Ukraine jails former top judge in $2.7 million bribery case
Ukraine’s former top judge took a plea deal and drew five years in prison over an alleged $2.7 million bribe. The case has become a test of wartime anti-corruption enforcement.

Vsevolod Kniaziev, Ukraine’s former Supreme Court chief justice, was sentenced to five years in prison under a plea deal in a bribery case that has become a measure of whether Kyiv’s wartime anti-corruption drive can still reach the country’s highest legal ranks. The punishment lands on a figure who once sat at the center of Ukraine’s judiciary, raising the stakes for a court system under pressure to prove it can police itself.
The High Anti-Corruption Court approved the deal on June 8, 2026, after prosecutors said Kniaziev had been accused of taking a $2.7 million bribe in 2023 in exchange for a court ruling. National Anti-Corruption Bureau of Ukraine investigators and Specialized Anti-Corruption Prosecutor’s Office prosecutors said the alleged scheme dated to March and April 2023, when an unnamed businessman transferred money through an intermediary to a lawyer linked to a so-called Supreme Court back office. NABU said it documented $1.8 million in two tranches, including a final $450,000 handoff on May 15, 2023, when Kniaziev and the lawyer were caught red-handed.

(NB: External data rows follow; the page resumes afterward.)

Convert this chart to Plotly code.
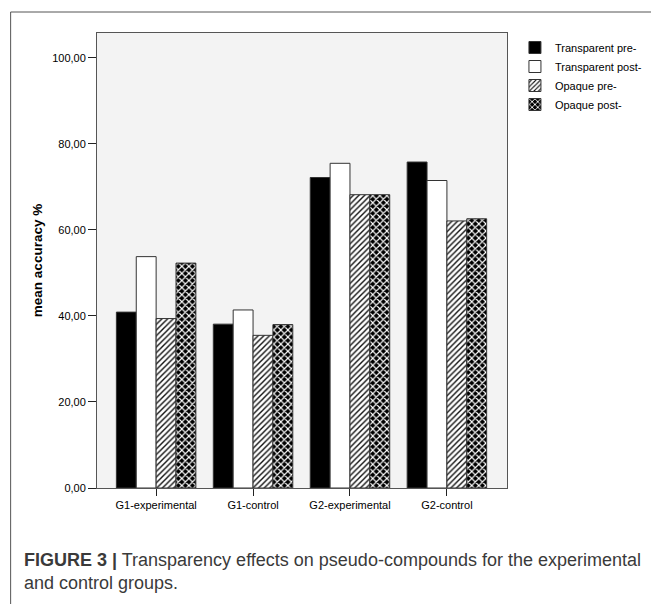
import plotly.graph_objects as go

groups = ["G1-experimental", "G1-control", "G2-experimental", "G2-control"]
transparent_pre = [40.9, 38.1, 72.2, 75.8]
transparent_post = [53.8, 41.4, 75.5, 71.5]
opaque_pre = [39.4, 35.5, 68.2, 62.1]
opaque_post = [52.3, 38.0, 68.2, 62.6]
y_ticks = [0, 20, 40, 60, 80, 100]

# page is offset by the default 8px body margin
OFF = 8
PAGE_W, PAGE_H = 659, 604
W, H = PAGE_W - OFF, PAGE_H - OFF
# plot area in page pixels: x 97..510, y 33..488
PL, PR, PT, PB = 97, 510, 33, 488
L, T = PL - OFF, PT - OFF
R, B = PAGE_W - PR, PAGE_H - PB
pw, ph = PR - PL, PB - PT

def px_x(p):
    return (p - PL) / pw

def px_y(p):
    return (PB - p) / ph

edge = dict(color="#333333", width=1)
fig = go.Figure()
fig.add_trace(go.Bar(name="Transparent pre-", x=groups, y=transparent_pre,
                     marker=dict(color="black", line=edge)))
fig.add_trace(go.Bar(name="Transparent post-", x=groups, y=transparent_post,
                     marker=dict(color="white", line=edge)))
fig.add_trace(go.Bar(name="Opaque pre-", x=groups, y=opaque_pre,
                     marker=dict(color="white", line=edge,
                                 pattern=dict(shape="/", fgcolor="#111111", bgcolor="white",
                                              size=4, solidity=0.35, fillmode="replace"))))
fig.add_trace(go.Bar(name="Opaque post-", x=groups, y=opaque_post,
                     marker=dict(color="black", line=edge,
                                 pattern=dict(shape="x", fgcolor="white", bgcolor="black",
                                              size=5, solidity=0.4, fillmode="replace"))))

fig.update_layout(
    width=W, height=H,
    margin=dict(l=L, r=R, t=T, b=B),
    barmode="group", bargap=0.18, bargroupgap=0,
    paper_bgcolor="white", plot_bgcolor="#f3f3f3",
    separators=",.",
    font=dict(family="Arial, Liberation Sans, sans-serif", size=11, color="black"),
    legend=dict(x=px_x(518), y=1.0, xanchor="left", yanchor="top",
                font=dict(size=11, color="black"), bgcolor="rgba(0,0,0,0)",
                tracegroupgap=0, itemwidth=30),
    xaxis=dict(range=[-0.61, 3.62], showline=True, linecolor="#555555", linewidth=1,
               mirror=True, ticks="outside", ticklen=7, tickcolor="#222222",
               showgrid=False, tickfont=dict(size=11, color="black")),
    yaxis=dict(range=[0, 105.8], tickvals=y_ticks, tickformat=".2f", showline=True,
               linecolor="#555555", linewidth=1, mirror=True, ticks="outside",
               ticklen=8, tickcolor="#222222", showgrid=False, zeroline=False,
               tickfont=dict(size=11, color="black"),
               title=dict(text="<b>mean accuracy %</b>", font=dict(size=13.5, color="black"),
                          standoff=6)),
    shapes=[
        dict(type="line", xref="paper", yref="paper", x0=px_x(10), x1=px_x(700),
             y0=px_y(12), y1=px_y(12), line=dict(color="#555555", width=1)),
        dict(type="line", xref="paper", yref="paper", x0=px_x(10), x1=px_x(10),
             y0=px_y(12), y1=px_y(640), line=dict(color="#555555", width=1)),
    ],
    annotations=[
        dict(xref="paper", yref="paper", x=px_x(21), y=px_y(548), xanchor="left",
             yanchor="top", align="left", showarrow=False,
             text="<b>FIGURE 3 |</b> Transparency effects on pseudo-compounds for the experimental<br>and control groups.",
             font=dict(size=18, color="#3a3a3a", family="Arial, Liberation Sans, sans-serif")),
    ],
)

fig.write_html("out.html")
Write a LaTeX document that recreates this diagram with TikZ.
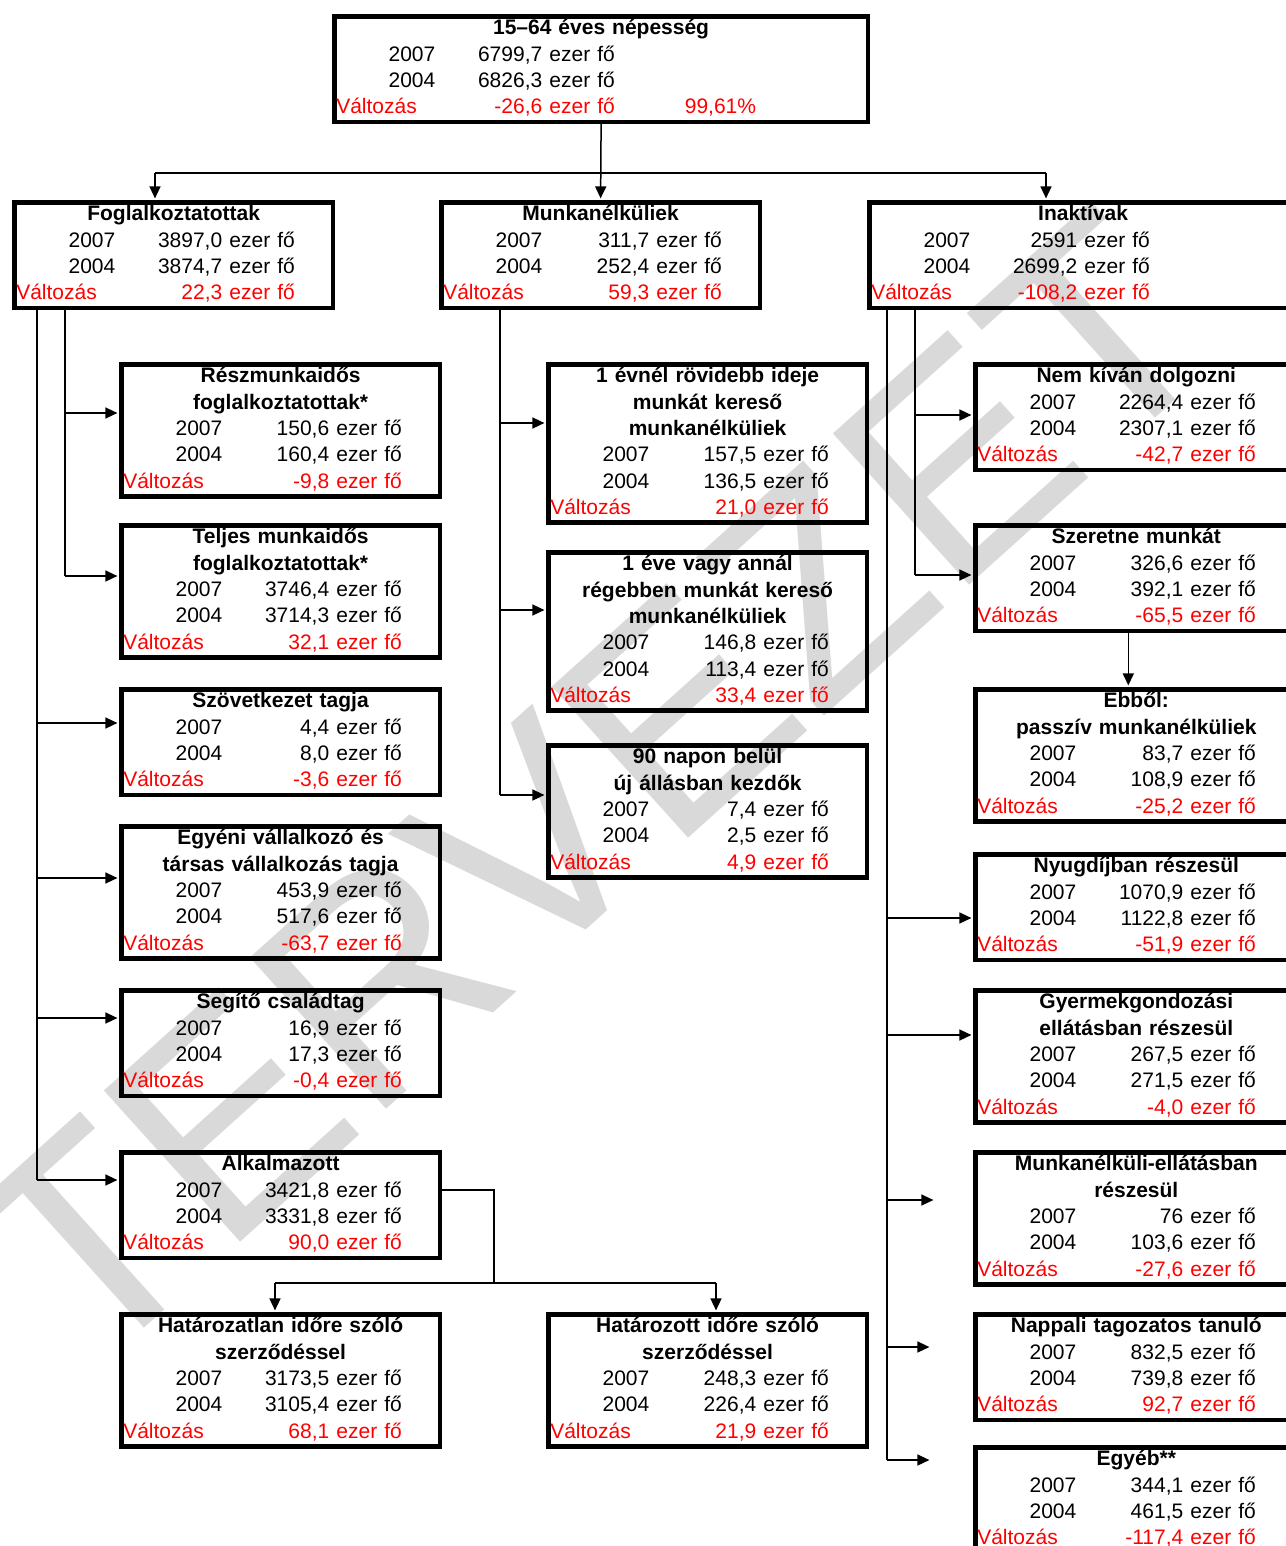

The case moved quickly through detention and bail. On May 18, 2023, the High Anti-Corruption Court ordered Kniaziev into pretrial detention. He was later released on January 31, 2024 after posting 18.168 million hryvnias. Under the plea deal, Ukrainian outlets reported, Kniaziev also received a three-year ban on judicial or law-enforcement jobs, and authorities moved to confiscate an apartment, a house in Mykolaiv, and $200,000 in savings. The agreement reportedly requires him to testify against other defendants, extending the case beyond one former judge and into the network around him.
The result carries weight far beyond one courtroom. Ukrainian officials have been trying to show that even during Russia’s invasion, corruption cases can still be pursued at the top of government, the judiciary and business. That message matters for European Union ambitions, for the confidence of Western partners who continue to supply military and financial aid, and for the credibility of institutions such as NABU and SAPO that have been pressed to prove their independence. Even without a full trial, the conviction of a former Supreme Court chief justice sends a blunt signal: elite judicial corruption is still being targeted, and the cost of impunity is rising.